A cinema classic restored
A detour into cinema, and into ballet at that: the restored print of the 1948 British film The Red Shoes, which I watched at Manchester’s Cornerhouse. The film traces the developing careers of an ambitious young ballerina and a composer, nurtured by an impresario exacting in his single-minded pursuit of perfection in art.
The restoration was overseen by Martin Scorsese, who cites the film as one his formative influences. The colours – not least the red hair and shoes of the lead actress – are rendered as powerfully-vivid and tinged with an unsettling almost hyper-reality as in the Holman Hunt paintings which hang nearby in the Manchester Art Gallery.
The elegantly unfolding narrative questions and explores the sublimation of human nature to art – as well as the subjugation of a woman's ambition to the social conventions of the time. The intense physicality of dance is grippingly caught, most memorably in the film’s centrepiece. Ostensibly a ballet based on the Hans Christian Andersen story of a pair of red dancing shoes which refuse to rest until they have danced their young victim to death, the surreal sequence becomes an insight into the battle for the dancer’s tormented soul, between her ambitions and her heart.

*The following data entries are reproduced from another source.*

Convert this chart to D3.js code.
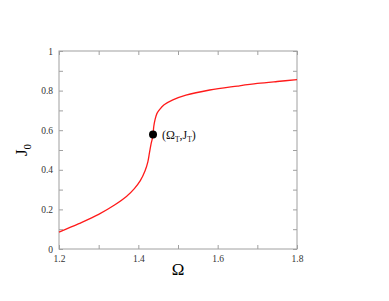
<!DOCTYPE html>
<html>
<head>
<meta charset="utf-8">
<script src="https://cdn.jsdelivr.net/npm/d3@7"></script>
<style>
  body { margin: 0; background: #fff; }
  text { font-family: "Liberation Serif", "DejaVu Serif", serif; }
</style>
</head>
<body>
<svg id="chart" width="389" height="301"></svg>
<script>
// curve J0 vs Omega
var omega = [1.2, 1.25, 1.3, 1.34, 1.37, 1.39, 1.405, 1.417, 1.424, 1.428, 1.432, 1.435, 1.437, 1.439, 1.442, 1.447, 1.454, 1.465, 1.487, 1.52, 1.58, 1.65, 1.7, 1.75, 1.8];
var j0 = [0.085, 0.128, 0.175, 0.222, 0.265, 0.305, 0.345, 0.395, 0.44, 0.485, 0.53, 0.555, 0.578, 0.62, 0.652, 0.685, 0.705, 0.728, 0.753, 0.777, 0.803, 0.823, 0.836, 0.846, 0.855];
var turnOmega = 1.437, turnJ = 0.578;
var xTicks = [1.2, 1.4, 1.6, 1.8];
var yTicks = [0, 0.2, 0.4, 0.6, 0.8, 1];

var svg = d3.select("#chart");
var plotLeft = 59, plotRight = 297, plotTop = 51, plotBottom = 249;

var x = d3.scaleLinear().domain([1.2, 1.8]).range([plotLeft, plotRight]);
var y = d3.scaleLinear().domain([0, 1]).range([plotBottom, plotTop]);

var axisColor = "#a0a0a0";

// minor + major ticks on all four sides, pointing inward
var minorX = d3.range(1.2, 1.8001, 0.1), minorY = d3.range(0, 1.0001, 0.1);

function styleAxis(g) {
	g.select(".domain").remove();
	g.selectAll(".tick line").attr("stroke", axisColor);
	g.selectAll(".tick text").attr("fill", "#333").style("font-size", "9.5px");
}

svg.append("g").attr("transform", "translate(0," + plotBottom + ")")
	.call(d3.axisBottom(x).tickValues(minorX).tickSizeInner(-4).tickSizeOuter(0).tickFormat(""))
	.call(styleAxis);
svg.append("g").attr("transform", "translate(0," + plotBottom + ")")
	.call(d3.axisBottom(x).tickValues(xTicks).tickSize(0).tickPadding(6).tickFormat(d3.format(".1f")))
	.call(styleAxis);
svg.append("g").attr("transform", "translate(0," + plotTop + ")")
	.call(d3.axisTop(x).tickValues(minorX).tickSizeInner(-4).tickSizeOuter(0).tickFormat(""))
	.call(styleAxis);

svg.append("g").attr("transform", "translate(" + plotLeft + ",0)")
	.call(d3.axisLeft(y).tickValues(minorY).tickSizeInner(-4).tickSizeOuter(0).tickFormat(""))
	.call(styleAxis);
svg.append("g").attr("transform", "translate(" + plotLeft + ",0)")
	.call(d3.axisLeft(y).tickValues(yTicks).tickSize(0).tickPadding(6).tickFormat(function (d) { return d === 0 || d === 1 ? d : d3.format(".1f")(d); }))
	.call(styleAxis);
svg.append("g").attr("transform", "translate(" + plotRight + ",0)")
	.call(d3.axisRight(y).tickValues(minorY).tickSizeInner(-4).tickSizeOuter(0).tickFormat(""))
	.call(styleAxis);

// frame
svg.append("rect")
	.attr("x", plotLeft).attr("y", plotTop)
	.attr("width", plotRight - plotLeft).attr("height", plotBottom - plotTop)
	.attr("fill", "none").attr("stroke", axisColor).attr("stroke-width", 1);

// the curve
var pts = omega.map(function (d, i) { return [d, j0[i]]; });
var line = d3.line()
	.x(function (d) { return x(d[0]); })
	.y(function (d) { return y(d[1]); })
	.curve(d3.curveCatmullRom.alpha(0.5));

svg.append("path")
	.datum(pts)
	.attr("d", line)
	.attr("fill", "none")
	.attr("stroke", "#ff1a1a")
	.attr("stroke-width", 1.3);

// turning point
svg.append("circle")
	.attr("cx", x(turnOmega)).attr("cy", y(turnJ))
	.attr("r", 4).attr("fill", "#000");

var lab = svg.append("text")
	.attr("x", x(turnOmega) + 9).attr("y", y(turnJ) + 4)
	.style("font-size", "12px").attr("fill", "#111");
lab.append("tspan").text("(Ω");
lab.append("tspan").attr("dy", 3).style("font-size", "7.5px").text("T");
lab.append("tspan").attr("dy", -3).text(",J");
lab.append("tspan").attr("dy", 3).style("font-size", "7.5px").text("T");
lab.append("tspan").attr("dy", -3).text(")");

// axis titles
svg.append("text")
	.attr("x", x(1.5)).attr("y", 275)
	.attr("text-anchor", "middle")
	.style("font-size", "17px").attr("fill", "#000")
	.text("Ω");

var yl = svg.append("text")
	.attr("transform", "translate(27," + y(0.5) + ") rotate(-90)")
	.attr("text-anchor", "middle")
	.style("font-size", "17px").attr("fill", "#000");
yl.append("tspan").text("J");
yl.append("tspan").attr("dy", 4).style("font-size", "11px").text("0");
</script>
</body>
</html>
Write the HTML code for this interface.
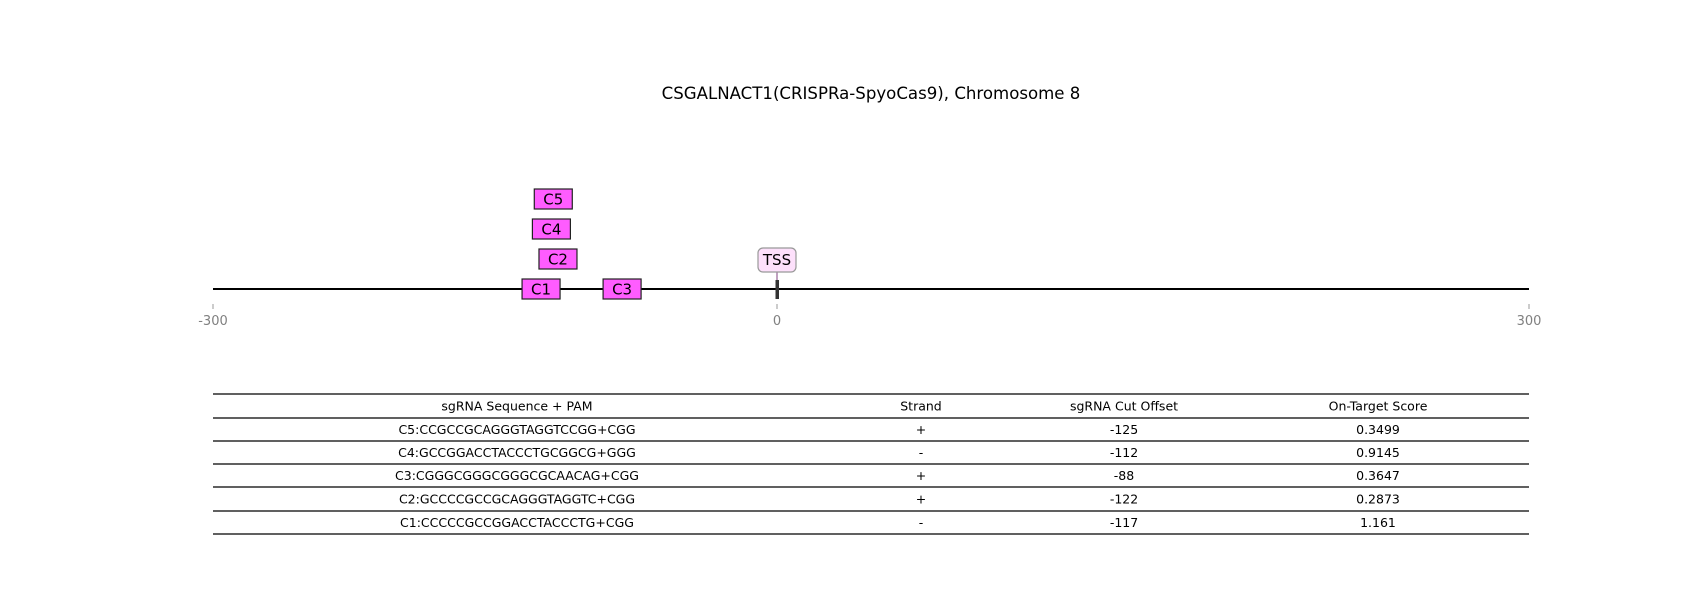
<!DOCTYPE html>
<html><head><meta charset="utf-8"><style>
body{margin:0;background:#fff;}
svg{display:block;font-family:"DejaVu Sans","Liberation Sans",sans-serif;}
</style></head><body>
<svg id="chart" width="1700" height="600" viewBox="0 0 1700 600">
<text x="871" y="99" text-anchor="middle" font-size="16.6" fill="#000">CSGALNACT1(CRISPRa-SpyoCas9), Chromosome 8</text>
<g id="plot"></g>
<g id="table"></g>
</svg>
<script>
const guideNames = ['C1','C3','C2','C4','C5'];
const guidePos = [-125.5,-82.4,-116.5,-120,-119];
const guideRow = [0,0,1,2,3];
const tickValues = [-300,0,400];
const tickLabels = ['-300','0','300'];
const tssPos = 0;
const tableHeaders = ['sgRNA Sequence + PAM','Strand','sgRNA Cut Offset','On-Target Score'];
const seqs = ['C5:CCGCCGCAGGGTAGGTCCGG+CGG','C4:GCCGGACCTACCCTGCGGCG+GGG','C3:CGGGCGGGCGGGCGCAACAG+CGG','C2:GCCCCGCCGCAGGGTAGGTC+CGG','C1:CCCCCGCCGGACCTACCCTG+CGG'];
const strands = ['+','-','+','+','-'];
const offsets = ['-125','-112','-88','-122','-117'];
const scores = ['0.3499','0.9145','0.3647','0.2873','1.161'];

const NS='http://www.w3.org/2000/svg';
const X0=213,X1=1529,D0=-300,D1=400;
const xs=v=>X0+(v-D0)/(D1-D0)*(X1-X0);
const lineY=289,rowH=30;
const ys=r=>lineY-r*rowH;
function mk(tag,attrs,parent){const e=document.createElementNS(NS,tag);for(const k in attrs)e.setAttribute(k,attrs[k]);parent.appendChild(e);return e;}
const plot=document.getElementById('plot');
let ln=mk('line',{x1:X0,x2:X1,y1:lineY,y2:lineY,stroke:'#000','stroke-width':2},plot);


tickValues.forEach((v,i)=>{
  let t=mk('line',{x1:xs(v),x2:xs(v),y1:304,y2:309,stroke:'#999'},plot);
  
  
  let l=mk('text',{x:xs(v),y:325,'text-anchor':'middle','font-size':13,fill:'#808080'},plot);
  l.textContent=tickLabels[i];
  
  
});
let tl=mk('line',{x1:xs(tssPos),x2:xs(tssPos),y1:272,y2:281,stroke:'#804080','stroke-width':1},plot);


let tb=mk('rect',{x:xs(tssPos)-1.5,y:280,width:3.5,height:19,fill:'#333'},plot);


let tr=mk('rect',{x:xs(tssPos)-19,y:248,width:38,height:24,rx:5,fill:'#fde0fb',stroke:'#999','stroke-width':1.2},plot);


let tt=mk('text',{x:xs(tssPos),y:265,'text-anchor':'middle','font-size':15,fill:'#000'},plot);
tt.textContent='TSS';


guideNames.forEach((n,i)=>{
  const cx=xs(guidePos[i]),cy=ys(guideRow[i]);
  let r=mk('rect',{x:cx-19,y:cy-10,width:38,height:20,fill:'#ff5cff',stroke:'#222','stroke-width':1.2},plot);
  
  
  let t=mk('text',{x:cx,y:cy+5.5,'text-anchor':'middle','font-size':15,fill:'#000'},plot);
  t.textContent=n;
  
  
});
const tbl=document.getElementById('table');
const lineYs=[394,418,441,464,487,511,534];
lineYs.forEach(y=>{
  let l=mk('line',{x1:213,x2:1529,y1:y,y2:y,stroke:'#000','stroke-width':1.3},tbl);
  
  
});
const colX=[517,921,1124,1378];
const rows=[tableHeaders].concat(seqs.map((s,i)=>[s,strands[i],offsets[i],scores[i]]));
rows.forEach((row,ri)=>{
  const y=(lineYs[ri]+lineYs[ri+1])/2+4.5;
  row.forEach((c,ci)=>{
    let t=mk('text',{x:colX[ci],y:y,'text-anchor':'middle','font-size':12.5,fill:'#000'},tbl);
    t.textContent=c;
    
    
  });
});
</script>
</body></html>
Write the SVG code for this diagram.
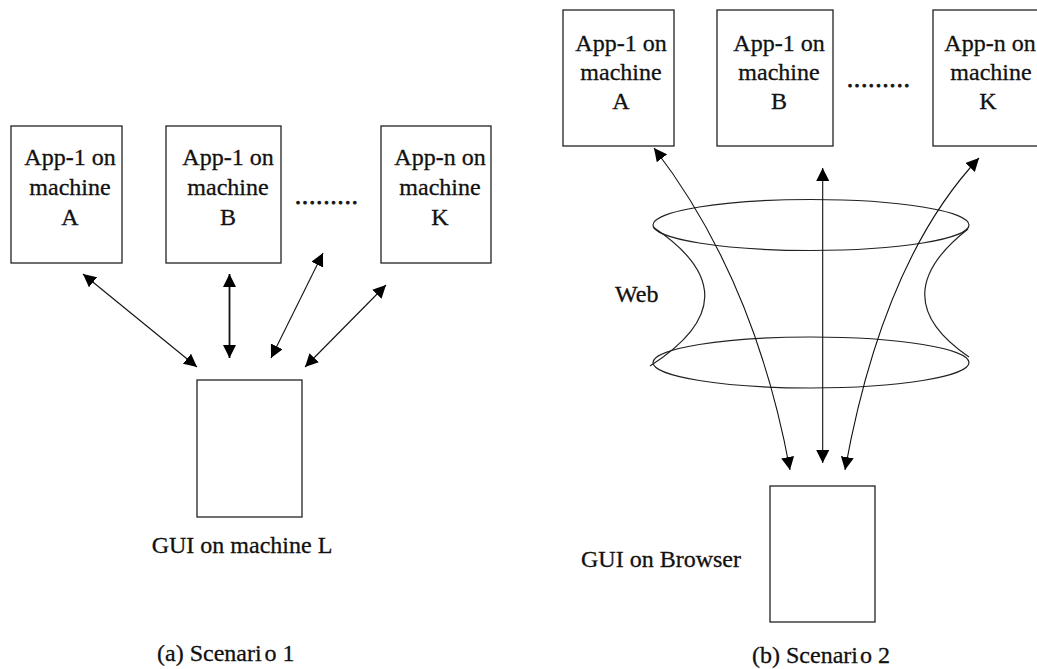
<svg xmlns="http://www.w3.org/2000/svg" width="1037" height="669" viewBox="0 0 1037 669">
  <style>
    .box { fill: #fff; stroke: #222; stroke-width: 1.3; }
    .lbl { font-family: "Liberation Serif", "Times New Roman", serif; font-size: 24px; fill: #111; stroke: #111; stroke-width: 0.3; }
    .mid { text-anchor: middle; }
    .dots { letter-spacing: 1.1px; stroke-width: 0.8; }
    .link { fill: none; stroke: #111; stroke-width: 1.1; }
    .link.bold { stroke-width: 1.8; }
    .web { fill: none; stroke: #222; stroke-width: 1.2; }
  </style>
  <defs>
    <marker id="head" viewBox="0 0 12 12" refX="12" refY="6" markerWidth="13" markerHeight="13" markerUnits="userSpaceOnUse" orient="auto-start-reverse">
      <path d="M0,0 L12,6 L0,12 Z" fill="#000"/>
    </marker>
  </defs>

  <!-- Scenario 1: standalone GUI talking to each application machine -->
  <g id="s1-app-a">
    <rect class="box" x="11" y="126" width="111" height="137"/>
    <text class="lbl mid" x="70" y="165">App-1 on</text>
    <text class="lbl mid" x="70" y="195">machine</text>
    <text class="lbl mid" x="70" y="225">A</text>
  </g>
  <g id="s1-app-b">
    <rect class="box" x="166" y="126" width="115" height="137"/>
    <text class="lbl mid" x="228" y="165">App-1 on</text>
    <text class="lbl mid" x="228" y="195">machine</text>
    <text class="lbl mid" x="228" y="225">B</text>
  </g>
  <g id="s1-dots">
    <text class="lbl dots" x="295" y="204">.........</text>
  </g>
  <g id="s1-app-k">
    <rect class="box" x="381" y="126" width="110" height="137"/>
    <text class="lbl mid" x="440" y="165">App-n on</text>
    <text class="lbl mid" x="440" y="195">machine</text>
    <text class="lbl mid" x="440" y="225">K</text>
  </g>
  <g id="s1-gui">
    <rect class="box" x="197" y="380" width="105" height="137"/>
    <text class="lbl mid" x="242" y="553">GUI on machine L</text>
  </g>
  <g id="s1-caption">
    <text class="lbl" x="157" y="661">(a) Scenari<tspan dx="3">o</tspan> 1</text>
  </g>

  <g id="s1-links">
    <line class="link" x1="83" y1="274" x2="197" y2="367" marker-start="url(#head)" marker-end="url(#head)"/>
    <line class="link bold" x1="229.5" y1="274" x2="229.5" y2="358" marker-start="url(#head)" marker-end="url(#head)"/>
    <line class="link" x1="323" y1="253" x2="271" y2="358" marker-start="url(#head)" marker-end="url(#head)"/>
    <line class="link" x1="386" y1="285" x2="305" y2="367" marker-start="url(#head)" marker-end="url(#head)"/>
  </g>

  <!-- Scenario 2: browser GUI reaching the machines through the web -->
  <g id="s2-app-a">
    <rect class="box" x="563" y="10" width="111" height="136"/>
    <text class="lbl mid" x="621" y="51">App-1 on</text>
    <text class="lbl mid" x="621" y="80">machine</text>
    <text class="lbl mid" x="621" y="109">A</text>
  </g>
  <g id="s2-app-b">
    <rect class="box" x="717" y="10" width="116" height="136"/>
    <text class="lbl mid" x="779" y="51">App-1 on</text>
    <text class="lbl mid" x="779" y="80">machine</text>
    <text class="lbl mid" x="779" y="109">B</text>
  </g>
  <g id="s2-dots">
    <text class="lbl dots" x="847" y="87">.........</text>
  </g>
  <g id="s2-app-k">
    <rect class="box" x="933" y="10" width="112" height="136"/>
    <text class="lbl mid" x="990" y="51">App-n on</text>
    <text class="lbl mid" x="991" y="80">machine</text>
    <text class="lbl mid" x="988" y="109">K</text>
  </g>
  <g id="s2-web">
    <ellipse class="web" cx="811" cy="225" rx="158" ry="25.5"/>
    <ellipse class="web" cx="811" cy="362.5" rx="158" ry="25.5"/>
    <path class="web" d="M653,227 Q758,297 650,366"/>
    <path class="web" d="M968,229 Q881,297 969,357"/>
    <text class="lbl" x="615" y="302">Web</text>
  </g>
  <g id="s2-gui">
    <rect class="box" x="770" y="486" width="105" height="136"/>
    <text class="lbl" x="581" y="567">GUI on Browser</text>
  </g>
  <g id="s2-caption">
    <text class="lbl" x="752" y="663">(b) Scenari<tspan dx="2">o</tspan> 2</text>
  </g>

  <g id="s2-links">
    <path class="link" d="M654,148 Q755,279 790,470" marker-start="url(#head)" marker-end="url(#head)"/>
    <line class="link" x1="822.7" y1="168" x2="822.7" y2="463" marker-start="url(#head)" marker-end="url(#head)"/>
    <path class="link" d="M979,158 Q883,260 845,470" marker-start="url(#head)" marker-end="url(#head)"/>
  </g>
</svg>
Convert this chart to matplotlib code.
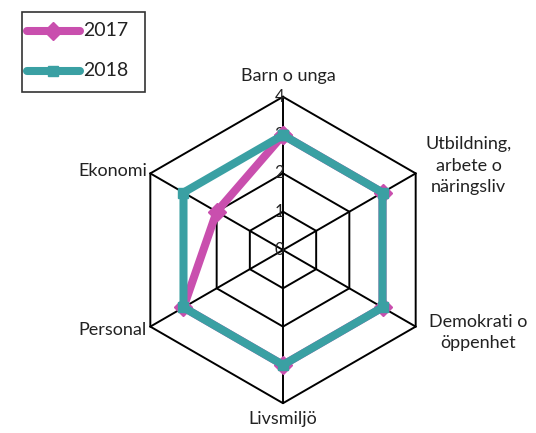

An enjoyable minor moment is when the rookie conductor makes a request of his musicians and is greeted by a far-from-welcoming bank of formidably stony faces. It makes one ponder the astonishing charisma that our present-day crop of young conductors must possess in order to command the respect they have from so many established and esteemed ensembles. Here, however, art doesn’t reflect life. “The Ballet of the Red Shoes” was in reality conducted by Sir Thomas Beecham, who needed no classes in commanding his players’ immediate attention. The Oscar-winning score’s composer Brian Easdale was, by happy coincidence, Manchester-born.